Не могу и не сознавать, что встречи с ней мне часто тягостны. Я почти никогда не радуюсь, идя на свидание с ней, хотя она мне друг. Знаю заранее, что встреча требует усилия, напряжения – и заранее готов сбежать.[8]
Талантлива. Сыграла зловещую роль в жизни русского и еврейского резистанса <Движения Сопротивления>. Кривошеин и его арест, арест 13 – Амар и т.д. – я избег чудом – 6 вернулись в nuit 1944 г. Жила с Шарлем <Порелем> – двойным агентом – в порядке задания Сопротивления, но влюбилась и проболталась. Ее оправдал французский суд. Ее простил комитет русского и французского резистанса после освобождения.
— Яков Рабинович, «Двенадцать месяцев», 1958
Стройная, черноволосая, она пришла в темно-синем платье с меховой накидкой и сразу стала центром внимания. Она была оживлена, черные выразительные глаза ее сверкали из-под длинных ресниц, но мое внимание привлек цвет ее лица. Смуглое от природы, оно имело какой-то бронзово-металлический, зеленоватый оттенок. Она подала мне руку приветливо, без жеманства. Рука была мягкая, теплая, полная женского очарования.[9]
— Вадим Морковин, Воспоминания, 1950-е
Червинская — бессонные ночи, разговоры до зари, пьяные и трезвые требовательные слёзы. И хорошие подчас стихи… Червинская жила в искусственном мире, искусственным бытом, искусственными отношениями. В результате ряда искусственных выдумок получалась ее весьма искусная, реальная поэзия.[10]
В свои плохие дни Червинская приходила на Монпарнас в стоптанных туфлях на босу ногу, распространяя аромат эфира… Груда посуды на полу, гарсоны в угрожающих позах, а высокая, сутулая Червинская, похожая на Грету Гарбо, стоит у пустого столика, точно дожидается приговора. <...>
Червинской <в годы Сопротивления> поручили ответственное задание, посвятили в секрет, от которого зависела жизнь двух десятков детей. Тут вся ошибка не ее, а тех – вождей, руководителей. Поручать Червинской ответственные, практические поручения – явное безумие![10]

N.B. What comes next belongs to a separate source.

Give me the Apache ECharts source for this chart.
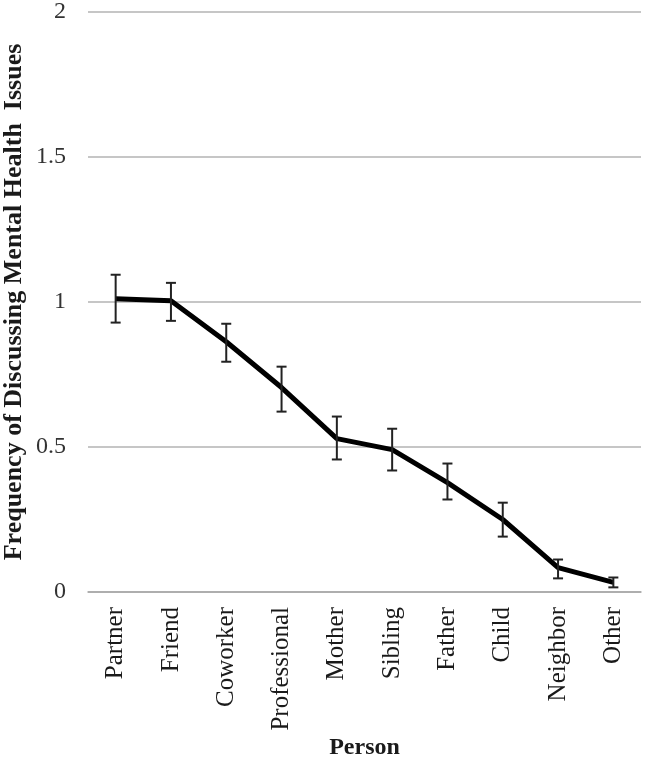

Мы очень мало знаем о ее жизни. Родилась Лидия Давыдовна в 1907 году, эвакуировалась, как и тысячи других, в 1920-м в Константинополь, с начала 20-х жила в Париже. Ее стихи печатали лучшие русские журналы и газеты, она беспрерывно была в круговороте монпарнасской богемы. Много судачили о романе Червинской с королем русской поэзии Борисом Поплавским.[3]

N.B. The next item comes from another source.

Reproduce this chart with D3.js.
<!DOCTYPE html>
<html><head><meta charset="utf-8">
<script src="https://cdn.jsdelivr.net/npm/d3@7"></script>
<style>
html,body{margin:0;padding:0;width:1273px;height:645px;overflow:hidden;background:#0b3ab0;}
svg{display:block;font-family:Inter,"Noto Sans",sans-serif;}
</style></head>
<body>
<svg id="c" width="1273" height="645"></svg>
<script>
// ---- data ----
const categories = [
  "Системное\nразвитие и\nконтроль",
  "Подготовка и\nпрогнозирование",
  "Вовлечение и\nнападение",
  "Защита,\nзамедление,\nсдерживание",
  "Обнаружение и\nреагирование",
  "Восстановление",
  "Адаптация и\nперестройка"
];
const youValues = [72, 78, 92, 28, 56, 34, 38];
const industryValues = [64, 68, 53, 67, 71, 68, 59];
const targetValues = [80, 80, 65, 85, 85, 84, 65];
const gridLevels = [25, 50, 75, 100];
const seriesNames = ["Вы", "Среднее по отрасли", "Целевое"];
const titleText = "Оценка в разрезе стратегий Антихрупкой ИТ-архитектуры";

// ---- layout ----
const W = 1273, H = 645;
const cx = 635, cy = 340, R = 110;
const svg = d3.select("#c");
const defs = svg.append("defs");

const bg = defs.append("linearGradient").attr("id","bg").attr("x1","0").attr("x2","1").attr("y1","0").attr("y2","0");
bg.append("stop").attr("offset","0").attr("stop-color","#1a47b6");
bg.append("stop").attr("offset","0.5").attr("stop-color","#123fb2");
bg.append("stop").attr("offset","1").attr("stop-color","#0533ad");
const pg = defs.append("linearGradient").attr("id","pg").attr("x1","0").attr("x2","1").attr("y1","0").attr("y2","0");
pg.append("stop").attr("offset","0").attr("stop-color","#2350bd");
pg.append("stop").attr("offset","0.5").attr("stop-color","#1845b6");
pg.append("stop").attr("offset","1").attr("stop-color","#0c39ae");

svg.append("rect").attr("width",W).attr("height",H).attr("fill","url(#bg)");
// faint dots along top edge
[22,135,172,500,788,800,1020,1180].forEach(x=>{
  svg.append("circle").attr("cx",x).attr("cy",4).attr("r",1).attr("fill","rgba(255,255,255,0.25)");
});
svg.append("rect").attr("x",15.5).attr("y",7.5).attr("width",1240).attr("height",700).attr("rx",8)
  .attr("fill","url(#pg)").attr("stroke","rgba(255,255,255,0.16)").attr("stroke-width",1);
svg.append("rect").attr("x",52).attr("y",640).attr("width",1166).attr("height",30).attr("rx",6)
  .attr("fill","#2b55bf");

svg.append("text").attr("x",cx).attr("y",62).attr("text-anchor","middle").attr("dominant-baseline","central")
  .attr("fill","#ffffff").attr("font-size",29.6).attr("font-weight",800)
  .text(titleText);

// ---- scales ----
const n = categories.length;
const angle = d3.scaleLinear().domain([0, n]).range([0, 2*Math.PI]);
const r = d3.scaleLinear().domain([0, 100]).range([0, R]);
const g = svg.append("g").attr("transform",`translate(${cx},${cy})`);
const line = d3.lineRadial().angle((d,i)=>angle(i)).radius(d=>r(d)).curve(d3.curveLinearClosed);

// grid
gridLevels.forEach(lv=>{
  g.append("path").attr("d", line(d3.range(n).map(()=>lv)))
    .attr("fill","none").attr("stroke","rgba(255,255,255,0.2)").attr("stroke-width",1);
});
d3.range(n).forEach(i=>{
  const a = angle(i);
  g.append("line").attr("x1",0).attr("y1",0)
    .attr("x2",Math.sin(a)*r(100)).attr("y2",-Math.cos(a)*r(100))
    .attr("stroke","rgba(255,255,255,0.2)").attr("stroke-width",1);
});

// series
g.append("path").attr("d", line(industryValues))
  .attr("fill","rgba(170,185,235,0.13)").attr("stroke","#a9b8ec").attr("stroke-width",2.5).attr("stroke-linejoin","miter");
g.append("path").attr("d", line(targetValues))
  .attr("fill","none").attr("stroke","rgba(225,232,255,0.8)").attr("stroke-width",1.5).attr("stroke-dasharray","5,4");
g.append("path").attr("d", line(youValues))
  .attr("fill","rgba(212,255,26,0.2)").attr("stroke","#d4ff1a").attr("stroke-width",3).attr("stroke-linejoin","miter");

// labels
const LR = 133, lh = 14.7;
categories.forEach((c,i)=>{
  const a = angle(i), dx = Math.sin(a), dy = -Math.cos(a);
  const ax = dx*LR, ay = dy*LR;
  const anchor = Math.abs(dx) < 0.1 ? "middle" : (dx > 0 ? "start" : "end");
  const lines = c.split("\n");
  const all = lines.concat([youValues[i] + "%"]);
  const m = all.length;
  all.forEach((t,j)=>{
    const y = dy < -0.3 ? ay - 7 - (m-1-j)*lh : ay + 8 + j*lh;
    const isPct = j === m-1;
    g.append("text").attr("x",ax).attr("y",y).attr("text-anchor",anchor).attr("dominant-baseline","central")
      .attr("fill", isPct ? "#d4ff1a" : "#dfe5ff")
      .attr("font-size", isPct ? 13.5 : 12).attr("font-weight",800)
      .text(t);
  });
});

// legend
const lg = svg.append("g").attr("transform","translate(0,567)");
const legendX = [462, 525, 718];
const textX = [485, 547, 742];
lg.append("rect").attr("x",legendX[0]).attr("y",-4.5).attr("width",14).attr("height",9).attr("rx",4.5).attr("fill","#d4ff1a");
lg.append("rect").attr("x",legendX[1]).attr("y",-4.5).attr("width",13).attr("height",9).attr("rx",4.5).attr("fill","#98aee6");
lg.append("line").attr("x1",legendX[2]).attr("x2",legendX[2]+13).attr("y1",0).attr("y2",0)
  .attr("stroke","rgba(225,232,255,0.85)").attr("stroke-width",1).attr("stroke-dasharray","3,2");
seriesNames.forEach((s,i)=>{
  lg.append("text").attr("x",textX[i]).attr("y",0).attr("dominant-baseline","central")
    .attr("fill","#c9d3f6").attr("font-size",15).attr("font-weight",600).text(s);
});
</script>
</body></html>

— Виктор Леонидов, «Лидия Червинская: Такая вдохновенная тоска», 2000
Иванов тосковал по Парижу и саркастически писал Лидии Червинской: «В ни один из русских домов нас не пустили ― за фашизм или коммунизм ― не выяснено. Этот дом интернациональный, добрая половина красных испанцев ― по большей части очень милых людей. «Белогвардейской сволочи» меньше, что приятно...» <...>
Иванов расспрашивал о поэтах: как Одарченко, Корвин-Пиотровский, Оцуп? Встречался ли Померанцев с Червинской, виделся ли с Терапиано? Что слышно о Мамченко, Смоленском? <...>
Вспомнили покойного умницу Поплавского. Говорили об Адамовиче и его «парижской ноте», у которой всех-то последователей было Червинская да Штейгер. Ну, может, ещё Ставров, с натяжкой.[11]